> Directions for this task:
Among the entries below, which lines run from the line with "Give me the matplotlib source for this chart." through the line with "LC = '#1a1a1a'"? Retype those, both ends included, exactly and without pictures.

> Data supplied:
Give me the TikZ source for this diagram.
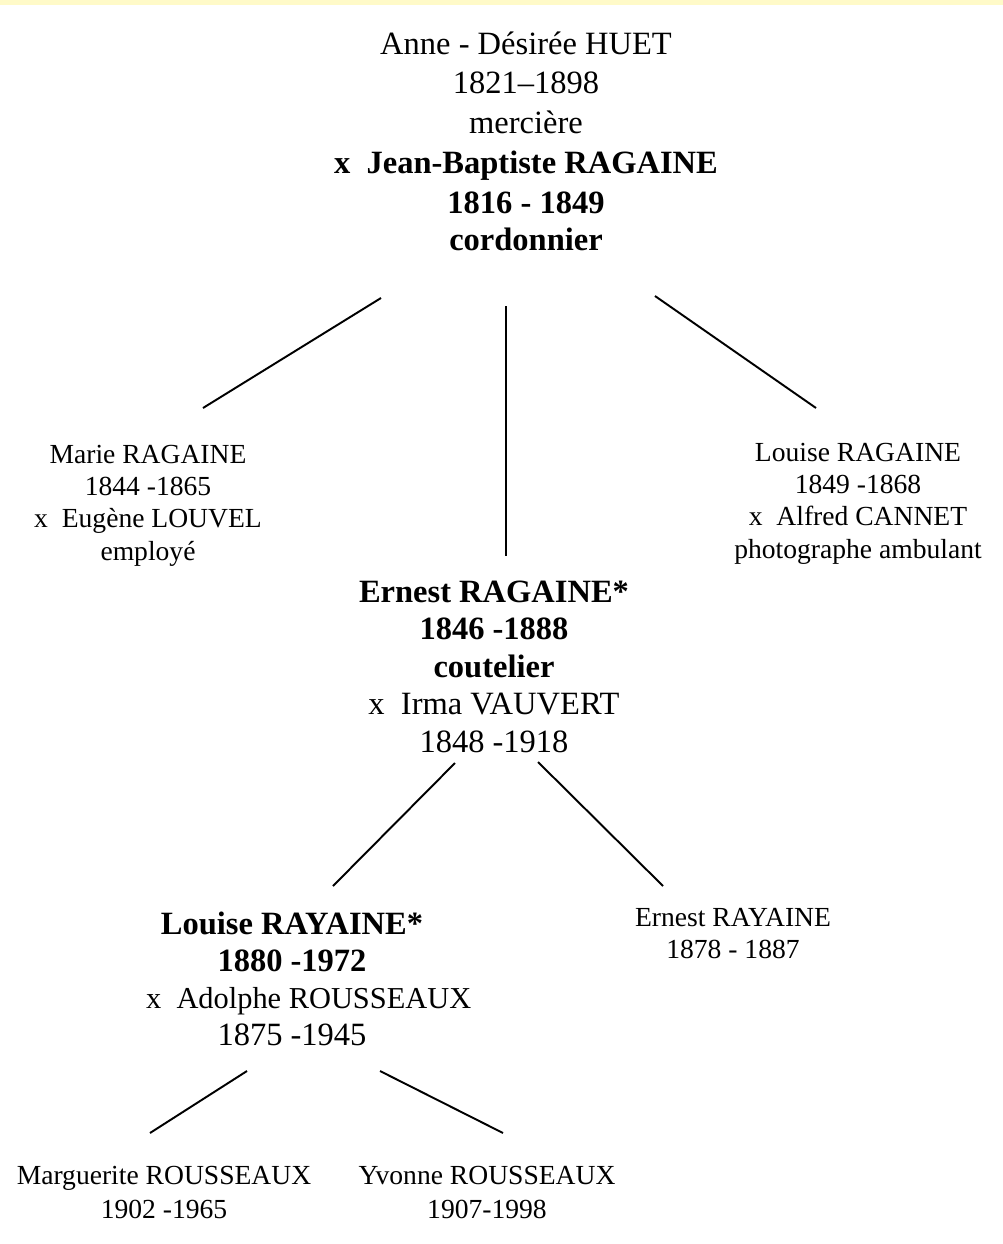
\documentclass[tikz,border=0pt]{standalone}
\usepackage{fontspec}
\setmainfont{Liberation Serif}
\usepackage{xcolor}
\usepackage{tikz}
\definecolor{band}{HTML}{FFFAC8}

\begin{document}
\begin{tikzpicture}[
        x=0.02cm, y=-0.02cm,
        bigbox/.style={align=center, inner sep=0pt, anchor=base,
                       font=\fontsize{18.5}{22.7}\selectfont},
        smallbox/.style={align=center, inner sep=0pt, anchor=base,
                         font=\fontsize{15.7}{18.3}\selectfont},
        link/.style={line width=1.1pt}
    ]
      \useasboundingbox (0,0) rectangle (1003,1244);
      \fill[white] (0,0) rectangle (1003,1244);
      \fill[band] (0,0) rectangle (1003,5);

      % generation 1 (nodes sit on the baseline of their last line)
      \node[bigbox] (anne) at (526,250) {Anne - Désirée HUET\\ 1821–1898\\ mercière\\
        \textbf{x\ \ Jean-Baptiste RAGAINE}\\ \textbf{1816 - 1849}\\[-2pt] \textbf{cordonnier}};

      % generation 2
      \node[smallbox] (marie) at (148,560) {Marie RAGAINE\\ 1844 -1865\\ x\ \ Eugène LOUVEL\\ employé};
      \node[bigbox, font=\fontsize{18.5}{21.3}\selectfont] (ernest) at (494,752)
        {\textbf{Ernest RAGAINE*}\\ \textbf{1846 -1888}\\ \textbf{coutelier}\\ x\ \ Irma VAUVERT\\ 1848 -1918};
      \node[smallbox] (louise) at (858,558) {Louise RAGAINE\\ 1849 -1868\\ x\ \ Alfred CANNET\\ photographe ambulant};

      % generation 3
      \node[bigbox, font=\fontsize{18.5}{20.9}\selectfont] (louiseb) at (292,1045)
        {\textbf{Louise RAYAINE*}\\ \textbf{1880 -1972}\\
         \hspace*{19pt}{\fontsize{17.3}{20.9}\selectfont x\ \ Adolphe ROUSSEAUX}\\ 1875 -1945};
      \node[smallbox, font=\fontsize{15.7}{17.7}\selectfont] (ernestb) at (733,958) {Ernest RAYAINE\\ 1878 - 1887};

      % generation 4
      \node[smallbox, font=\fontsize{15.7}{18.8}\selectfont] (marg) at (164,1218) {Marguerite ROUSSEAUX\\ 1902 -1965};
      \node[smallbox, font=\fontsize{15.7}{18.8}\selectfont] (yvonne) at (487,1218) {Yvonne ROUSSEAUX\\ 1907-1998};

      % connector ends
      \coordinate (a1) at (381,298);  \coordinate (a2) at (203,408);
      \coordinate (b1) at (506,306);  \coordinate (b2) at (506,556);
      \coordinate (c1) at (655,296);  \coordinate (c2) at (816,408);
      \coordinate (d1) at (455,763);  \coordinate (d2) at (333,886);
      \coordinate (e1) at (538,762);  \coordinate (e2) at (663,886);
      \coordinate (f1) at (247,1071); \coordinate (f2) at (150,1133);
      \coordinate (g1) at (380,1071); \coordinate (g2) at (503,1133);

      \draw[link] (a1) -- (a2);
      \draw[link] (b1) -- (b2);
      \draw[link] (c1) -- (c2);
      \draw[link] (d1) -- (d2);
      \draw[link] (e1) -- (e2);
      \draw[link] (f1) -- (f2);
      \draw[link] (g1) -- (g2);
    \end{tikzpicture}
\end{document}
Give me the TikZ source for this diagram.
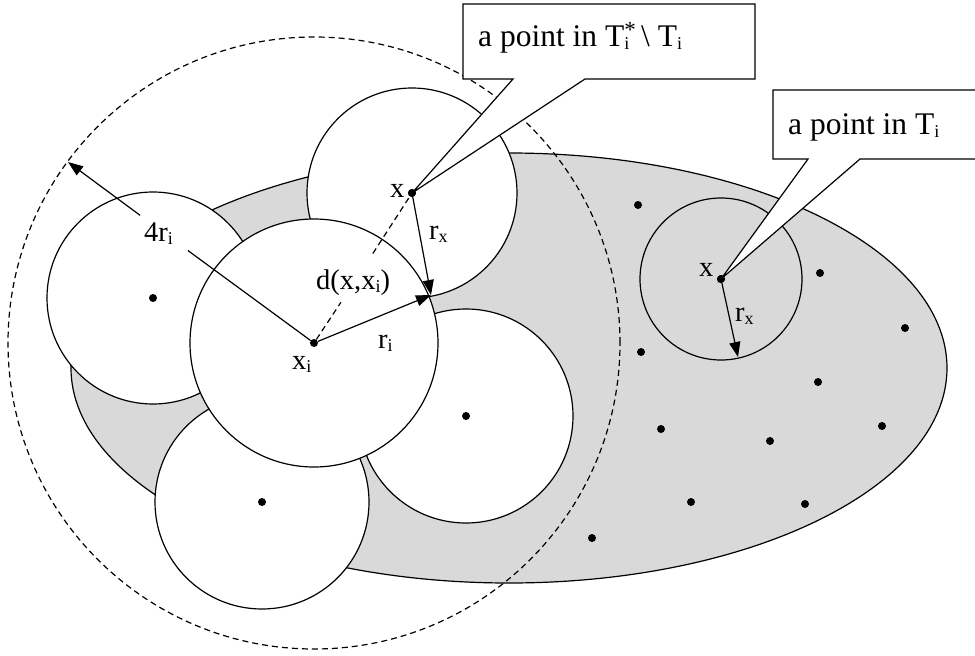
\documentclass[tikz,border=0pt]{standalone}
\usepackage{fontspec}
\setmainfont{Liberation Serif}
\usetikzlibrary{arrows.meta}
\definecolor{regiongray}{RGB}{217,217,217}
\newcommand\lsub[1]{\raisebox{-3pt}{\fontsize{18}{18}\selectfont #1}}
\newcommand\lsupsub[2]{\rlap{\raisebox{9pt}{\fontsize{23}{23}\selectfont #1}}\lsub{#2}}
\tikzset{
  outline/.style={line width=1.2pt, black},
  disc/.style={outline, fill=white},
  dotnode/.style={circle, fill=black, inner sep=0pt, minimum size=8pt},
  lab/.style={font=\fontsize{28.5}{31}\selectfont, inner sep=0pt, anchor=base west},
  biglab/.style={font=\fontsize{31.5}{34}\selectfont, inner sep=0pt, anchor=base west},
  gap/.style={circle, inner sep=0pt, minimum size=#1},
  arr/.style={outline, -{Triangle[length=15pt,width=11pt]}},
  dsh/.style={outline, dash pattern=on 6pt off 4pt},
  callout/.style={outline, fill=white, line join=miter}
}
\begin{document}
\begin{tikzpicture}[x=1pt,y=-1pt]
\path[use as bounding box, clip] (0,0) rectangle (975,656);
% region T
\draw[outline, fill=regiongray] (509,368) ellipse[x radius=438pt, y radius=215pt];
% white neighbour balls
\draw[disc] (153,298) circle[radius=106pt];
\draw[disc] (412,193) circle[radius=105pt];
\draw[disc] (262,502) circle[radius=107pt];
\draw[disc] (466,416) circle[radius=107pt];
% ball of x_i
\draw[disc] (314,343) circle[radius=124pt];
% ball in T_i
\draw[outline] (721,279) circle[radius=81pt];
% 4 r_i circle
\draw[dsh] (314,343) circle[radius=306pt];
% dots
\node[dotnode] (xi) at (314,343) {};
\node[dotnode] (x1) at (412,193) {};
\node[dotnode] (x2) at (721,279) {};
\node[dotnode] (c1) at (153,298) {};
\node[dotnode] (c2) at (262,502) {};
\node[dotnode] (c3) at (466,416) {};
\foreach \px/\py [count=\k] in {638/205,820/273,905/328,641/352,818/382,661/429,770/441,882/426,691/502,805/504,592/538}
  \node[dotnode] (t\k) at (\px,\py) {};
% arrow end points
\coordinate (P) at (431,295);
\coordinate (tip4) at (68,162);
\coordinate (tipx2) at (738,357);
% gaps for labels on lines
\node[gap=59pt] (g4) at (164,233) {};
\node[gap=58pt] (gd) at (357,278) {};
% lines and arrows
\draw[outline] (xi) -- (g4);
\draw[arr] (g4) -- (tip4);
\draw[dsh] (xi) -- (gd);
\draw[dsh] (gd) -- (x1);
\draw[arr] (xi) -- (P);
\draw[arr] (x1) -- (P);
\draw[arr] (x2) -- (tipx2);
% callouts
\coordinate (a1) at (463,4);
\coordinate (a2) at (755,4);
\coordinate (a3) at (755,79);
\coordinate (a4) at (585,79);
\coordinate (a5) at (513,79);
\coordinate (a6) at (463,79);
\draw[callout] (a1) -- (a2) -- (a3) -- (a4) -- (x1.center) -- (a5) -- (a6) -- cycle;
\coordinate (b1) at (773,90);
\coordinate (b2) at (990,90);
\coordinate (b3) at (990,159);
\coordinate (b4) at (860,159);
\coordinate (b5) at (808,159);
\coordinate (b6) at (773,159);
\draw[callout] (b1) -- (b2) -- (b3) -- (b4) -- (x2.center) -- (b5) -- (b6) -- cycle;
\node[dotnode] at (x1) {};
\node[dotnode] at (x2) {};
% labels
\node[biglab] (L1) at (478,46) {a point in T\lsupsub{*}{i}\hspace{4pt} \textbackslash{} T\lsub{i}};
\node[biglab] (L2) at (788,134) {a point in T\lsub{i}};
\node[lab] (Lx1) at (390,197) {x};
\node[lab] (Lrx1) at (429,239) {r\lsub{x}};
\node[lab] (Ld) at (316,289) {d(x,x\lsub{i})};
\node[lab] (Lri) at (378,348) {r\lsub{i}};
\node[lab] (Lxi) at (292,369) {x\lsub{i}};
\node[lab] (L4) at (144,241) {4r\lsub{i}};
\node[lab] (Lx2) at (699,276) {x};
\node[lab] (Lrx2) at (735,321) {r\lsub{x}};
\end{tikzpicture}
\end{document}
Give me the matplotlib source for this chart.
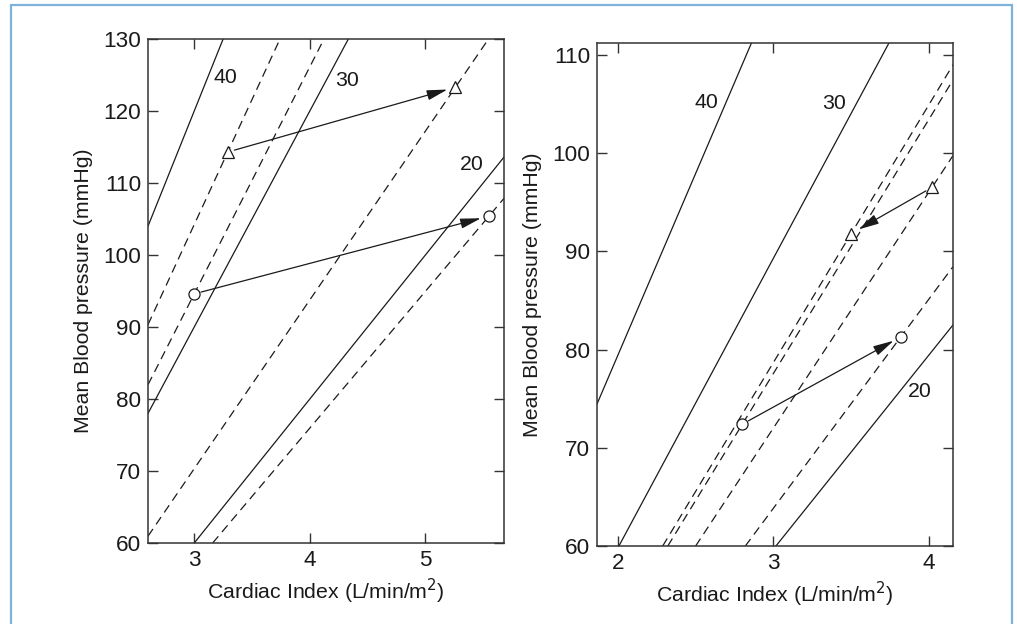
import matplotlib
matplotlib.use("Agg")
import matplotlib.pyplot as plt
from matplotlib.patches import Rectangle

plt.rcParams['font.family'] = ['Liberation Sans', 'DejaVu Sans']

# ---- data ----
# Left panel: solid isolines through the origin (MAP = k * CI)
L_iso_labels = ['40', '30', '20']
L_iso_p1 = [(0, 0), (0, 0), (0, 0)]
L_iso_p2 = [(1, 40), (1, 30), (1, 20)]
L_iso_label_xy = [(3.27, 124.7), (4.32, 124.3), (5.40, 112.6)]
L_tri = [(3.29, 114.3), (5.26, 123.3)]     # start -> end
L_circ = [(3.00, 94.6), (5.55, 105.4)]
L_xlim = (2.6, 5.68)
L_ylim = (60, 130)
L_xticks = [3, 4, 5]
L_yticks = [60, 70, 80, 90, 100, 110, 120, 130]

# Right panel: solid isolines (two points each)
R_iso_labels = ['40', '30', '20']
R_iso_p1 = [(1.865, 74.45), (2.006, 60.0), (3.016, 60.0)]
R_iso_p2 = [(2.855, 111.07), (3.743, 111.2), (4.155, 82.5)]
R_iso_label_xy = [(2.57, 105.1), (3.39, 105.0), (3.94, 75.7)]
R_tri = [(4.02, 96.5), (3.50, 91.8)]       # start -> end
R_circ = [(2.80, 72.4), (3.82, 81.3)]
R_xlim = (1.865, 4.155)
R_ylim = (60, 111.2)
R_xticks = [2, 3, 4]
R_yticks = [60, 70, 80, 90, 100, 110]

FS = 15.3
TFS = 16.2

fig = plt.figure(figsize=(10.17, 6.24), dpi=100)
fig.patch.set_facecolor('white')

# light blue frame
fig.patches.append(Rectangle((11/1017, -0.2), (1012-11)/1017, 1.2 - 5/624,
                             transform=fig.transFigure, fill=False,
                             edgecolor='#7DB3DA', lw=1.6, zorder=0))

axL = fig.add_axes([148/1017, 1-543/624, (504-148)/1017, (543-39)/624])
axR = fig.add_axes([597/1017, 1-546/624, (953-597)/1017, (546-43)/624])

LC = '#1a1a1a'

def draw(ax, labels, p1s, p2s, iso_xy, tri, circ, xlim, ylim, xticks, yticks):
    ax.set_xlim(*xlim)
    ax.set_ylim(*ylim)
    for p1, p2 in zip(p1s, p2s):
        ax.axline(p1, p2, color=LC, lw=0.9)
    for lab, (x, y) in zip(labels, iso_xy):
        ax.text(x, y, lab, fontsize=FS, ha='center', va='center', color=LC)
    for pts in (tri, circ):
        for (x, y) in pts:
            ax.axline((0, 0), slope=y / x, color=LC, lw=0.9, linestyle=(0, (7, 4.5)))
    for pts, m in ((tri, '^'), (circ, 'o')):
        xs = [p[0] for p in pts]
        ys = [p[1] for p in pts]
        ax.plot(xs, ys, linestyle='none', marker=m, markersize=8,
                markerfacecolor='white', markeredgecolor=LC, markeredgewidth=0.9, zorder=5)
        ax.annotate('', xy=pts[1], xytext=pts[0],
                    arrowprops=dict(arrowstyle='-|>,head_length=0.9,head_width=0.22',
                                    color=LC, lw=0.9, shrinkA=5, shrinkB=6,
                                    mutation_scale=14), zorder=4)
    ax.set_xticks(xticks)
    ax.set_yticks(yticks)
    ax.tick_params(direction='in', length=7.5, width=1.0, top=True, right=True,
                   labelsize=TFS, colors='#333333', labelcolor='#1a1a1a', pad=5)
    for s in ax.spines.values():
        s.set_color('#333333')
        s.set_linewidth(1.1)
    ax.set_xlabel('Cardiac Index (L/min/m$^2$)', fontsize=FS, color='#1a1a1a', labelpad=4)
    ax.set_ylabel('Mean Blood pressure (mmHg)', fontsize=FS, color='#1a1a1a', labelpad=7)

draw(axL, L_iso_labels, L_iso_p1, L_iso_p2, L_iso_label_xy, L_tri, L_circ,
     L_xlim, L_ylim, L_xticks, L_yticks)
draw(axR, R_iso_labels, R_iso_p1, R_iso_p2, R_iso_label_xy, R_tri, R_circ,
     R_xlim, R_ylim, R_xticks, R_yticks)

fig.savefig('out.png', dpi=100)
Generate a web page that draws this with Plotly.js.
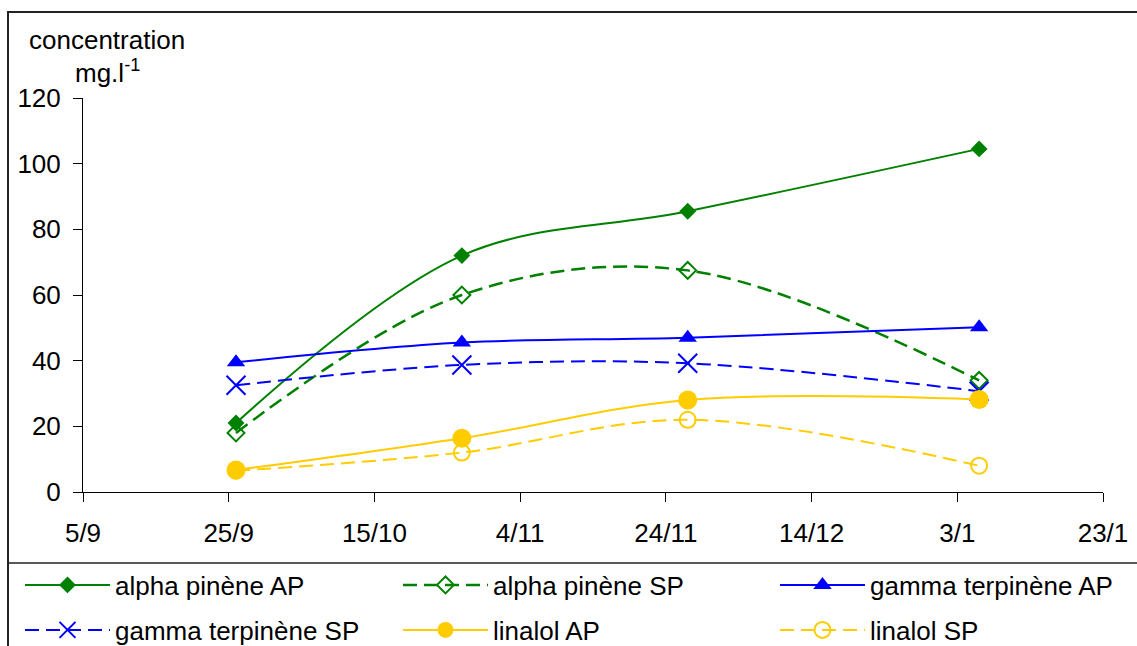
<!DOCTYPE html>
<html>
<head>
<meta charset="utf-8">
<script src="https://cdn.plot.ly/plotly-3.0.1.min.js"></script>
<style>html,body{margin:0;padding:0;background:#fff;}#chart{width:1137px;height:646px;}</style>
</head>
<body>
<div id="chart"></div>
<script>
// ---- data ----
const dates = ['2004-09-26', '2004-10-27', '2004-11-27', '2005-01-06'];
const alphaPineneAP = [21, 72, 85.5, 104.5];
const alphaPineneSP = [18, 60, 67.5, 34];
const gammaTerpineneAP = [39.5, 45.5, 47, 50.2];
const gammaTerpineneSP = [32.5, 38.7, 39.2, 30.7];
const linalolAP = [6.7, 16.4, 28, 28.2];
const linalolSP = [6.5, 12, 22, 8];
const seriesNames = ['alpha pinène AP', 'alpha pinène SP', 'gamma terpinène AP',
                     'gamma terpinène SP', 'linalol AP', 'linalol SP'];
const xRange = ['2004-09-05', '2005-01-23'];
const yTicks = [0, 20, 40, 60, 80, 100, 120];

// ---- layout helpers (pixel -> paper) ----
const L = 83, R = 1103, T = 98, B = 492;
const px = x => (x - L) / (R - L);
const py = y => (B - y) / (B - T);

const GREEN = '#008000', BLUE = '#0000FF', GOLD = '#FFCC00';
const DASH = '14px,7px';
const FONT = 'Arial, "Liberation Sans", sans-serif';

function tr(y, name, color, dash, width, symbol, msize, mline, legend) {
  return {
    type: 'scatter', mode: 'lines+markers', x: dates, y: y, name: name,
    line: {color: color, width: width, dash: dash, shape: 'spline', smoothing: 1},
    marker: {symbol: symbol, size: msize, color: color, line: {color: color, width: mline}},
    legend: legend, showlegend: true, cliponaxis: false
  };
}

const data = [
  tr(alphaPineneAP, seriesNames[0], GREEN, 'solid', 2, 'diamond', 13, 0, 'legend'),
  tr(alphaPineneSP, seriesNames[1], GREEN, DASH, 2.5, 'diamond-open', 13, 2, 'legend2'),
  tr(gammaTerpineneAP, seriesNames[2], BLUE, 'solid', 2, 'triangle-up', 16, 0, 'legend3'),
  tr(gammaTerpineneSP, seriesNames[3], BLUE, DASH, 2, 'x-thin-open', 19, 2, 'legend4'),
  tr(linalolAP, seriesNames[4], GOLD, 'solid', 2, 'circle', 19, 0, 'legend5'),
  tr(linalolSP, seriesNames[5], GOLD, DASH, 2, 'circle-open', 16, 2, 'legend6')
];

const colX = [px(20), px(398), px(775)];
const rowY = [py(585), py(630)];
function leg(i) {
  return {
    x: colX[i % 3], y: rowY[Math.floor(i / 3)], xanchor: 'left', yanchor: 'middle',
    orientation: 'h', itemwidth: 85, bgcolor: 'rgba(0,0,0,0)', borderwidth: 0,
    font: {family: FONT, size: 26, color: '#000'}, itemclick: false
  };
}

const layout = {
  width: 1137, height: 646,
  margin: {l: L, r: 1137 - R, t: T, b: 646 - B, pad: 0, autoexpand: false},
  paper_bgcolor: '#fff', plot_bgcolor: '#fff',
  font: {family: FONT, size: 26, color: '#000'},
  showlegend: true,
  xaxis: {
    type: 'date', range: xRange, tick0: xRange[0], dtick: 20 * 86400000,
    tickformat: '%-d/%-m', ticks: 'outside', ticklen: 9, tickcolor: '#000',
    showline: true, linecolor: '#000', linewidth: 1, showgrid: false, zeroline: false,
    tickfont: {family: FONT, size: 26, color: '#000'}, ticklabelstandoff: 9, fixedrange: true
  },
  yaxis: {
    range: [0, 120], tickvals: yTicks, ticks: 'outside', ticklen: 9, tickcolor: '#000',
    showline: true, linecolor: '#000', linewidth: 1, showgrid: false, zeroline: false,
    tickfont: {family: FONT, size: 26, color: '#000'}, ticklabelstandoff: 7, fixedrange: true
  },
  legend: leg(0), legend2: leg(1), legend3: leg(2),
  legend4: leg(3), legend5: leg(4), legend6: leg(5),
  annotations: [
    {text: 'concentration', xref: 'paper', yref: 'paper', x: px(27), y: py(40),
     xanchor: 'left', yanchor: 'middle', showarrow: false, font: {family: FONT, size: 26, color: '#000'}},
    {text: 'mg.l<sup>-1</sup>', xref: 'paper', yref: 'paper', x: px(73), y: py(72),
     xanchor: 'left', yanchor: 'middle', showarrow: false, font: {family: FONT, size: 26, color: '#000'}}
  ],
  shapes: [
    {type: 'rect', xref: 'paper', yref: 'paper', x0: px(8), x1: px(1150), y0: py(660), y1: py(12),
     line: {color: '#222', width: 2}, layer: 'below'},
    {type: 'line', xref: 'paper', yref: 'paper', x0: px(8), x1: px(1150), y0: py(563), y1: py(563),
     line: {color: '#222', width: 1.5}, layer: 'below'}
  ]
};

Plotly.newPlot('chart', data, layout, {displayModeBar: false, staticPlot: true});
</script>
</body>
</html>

> Final result:
Give me the matplotlib source for this chart.
import matplotlib
matplotlib.use("Agg")
import matplotlib.pyplot as plt
from matplotlib.patches import Rectangle

plt.rcParams['font.family'] = ['Liberation Sans', 'DejaVu Sans']

# ---- data ----
# Left panel: solid isolines through the origin (MAP = k * CI)
L_iso_labels = ['40', '30', '20']
L_iso_p1 = [(0, 0), (0, 0), (0, 0)]
L_iso_p2 = [(1, 40), (1, 30), (1, 20)]
L_iso_label_xy = [(3.27, 124.7), (4.32, 124.3), (5.40, 112.6)]
L_tri = [(3.29, 114.3), (5.26, 123.3)]     # start -> end
L_circ = [(3.00, 94.6), (5.55, 105.4)]
L_xlim = (2.6, 5.68)
L_ylim = (60, 130)
L_xticks = [3, 4, 5]
L_yticks = [60, 70, 80, 90, 100, 110, 120, 130]

# Right panel: solid isolines (two points each)
R_iso_labels = ['40', '30', '20']
R_iso_p1 = [(1.865, 74.45), (2.006, 60.0), (3.016, 60.0)]
R_iso_p2 = [(2.855, 111.07), (3.743, 111.2), (4.155, 82.5)]
R_iso_label_xy = [(2.57, 105.1), (3.39, 105.0), (3.94, 75.7)]
R_tri = [(4.02, 96.5), (3.50, 91.8)]       # start -> end
R_circ = [(2.80, 72.4), (3.82, 81.3)]
R_xlim = (1.865, 4.155)
R_ylim = (60, 111.2)
R_xticks = [2, 3, 4]
R_yticks = [60, 70, 80, 90, 100, 110]

FS = 15.3
TFS = 16.2

fig = plt.figure(figsize=(10.17, 6.24), dpi=100)
fig.patch.set_facecolor('white')

# light blue frame
fig.patches.append(Rectangle((11/1017, -0.2), (1012-11)/1017, 1.2 - 5/624,
                             transform=fig.transFigure, fill=False,
                             edgecolor='#7DB3DA', lw=1.6, zorder=0))

axL = fig.add_axes([148/1017, 1-543/624, (504-148)/1017, (543-39)/624])
axR = fig.add_axes([597/1017, 1-546/624, (953-597)/1017, (546-43)/624])

LC = '#1a1a1a'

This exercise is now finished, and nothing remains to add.